Is there any argument that can compete with the emotionally compelling fairness argument?
The answer is that one can — namely, the answer to the second question, Is it good for society?
Before answering that question, however, it is necessary to respond to the charge that opposition to same-sex marriage is morally equivalent to opposition to interracial marriage and, therefore, the moral equivalent of racism.
There are two responses:
First, this charge is predicated on the profoundly false premise that race and sex (or “gender” as it is now referred to) are analogous.
They are not.
While there are no differences between black and white human beings, there are enormous differences between male and female human beings.
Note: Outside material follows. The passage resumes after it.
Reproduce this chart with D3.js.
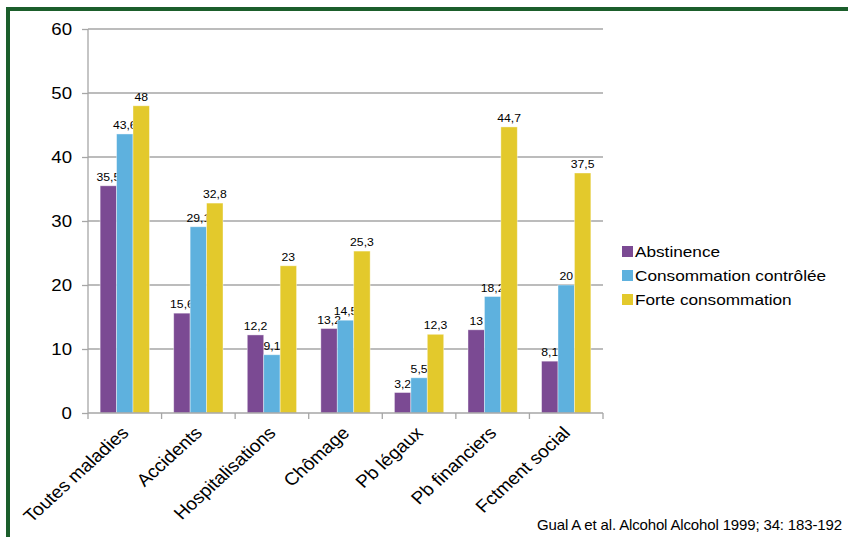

That is why sports events, clothing, public restrooms, and (often) schools are routinely divided by sex. But black sporting events and white sporting events, black restrooms and white restrooms, black schools and white schools, or black clothing stores and white clothing stores would be considered immoral.
Because racial differences are insignificant and gender differences are hugely significant, there is no moral equivalence between opposition to interracial marriage and opposition to same-sex marriage.
Second, if opposition to same-sex marriage is as immoral as racism, why did no great moral thinker, in all of history, ever advocate male-male or female-female marriage? Opposition to racism was advocated by every great moral thinker. Moses, for example, married a black woman, the very definition of Catholic is “universal” and therefore diverse and has always included every race, and the equality of human beings of every race was a central tenet of Judaism, Christianity, Islam, and other world religions. But no one — not Moses, Jesus, Buddha, Muhammad, Aquinas, Gandhi, not the Bible or the Koran or any other sacred text, nor even a single anti-religious secular thinker of the Enlightenment — ever advocated redefining marriage to include members of the same sex.
To argue that opposition to same-sex marriage is immoral is to argue that every moral thinker, and every religion and social movement in the history of mankind prior to the last 20 years in America and Europe was immoral. About no other issue could this be said. Every moral advance has been rooted in prior moral thinking. The anti-slavery movement was based on the Bible. Martin Luther King Jr. was first and foremost the “Reverend Martin Luther King Jr.,” and he regularly appealed to the moral authority of the scriptures when making his appeals on behalf of racial equality. Same-sex marriage is the only social movement to break entirely with the past, to create a moral ideal never before conceived. It might be right, but it might also be an example of the moral hubris of the present generation, the generation that created the self-esteem movement: After all, you need a lot of self-esteem to hold yourself morally superior to all those who preceded you.
We now return to our two primary questions.
Is the man-woman definition of marriage fair to gays who wish to marry? No, it isn’t. And those of us opposed to same-sex marriage need to be honest about this, to confront the human price paid by some people through no fault of their own and figure out ways to offer gay couples basic rights associated with marriage.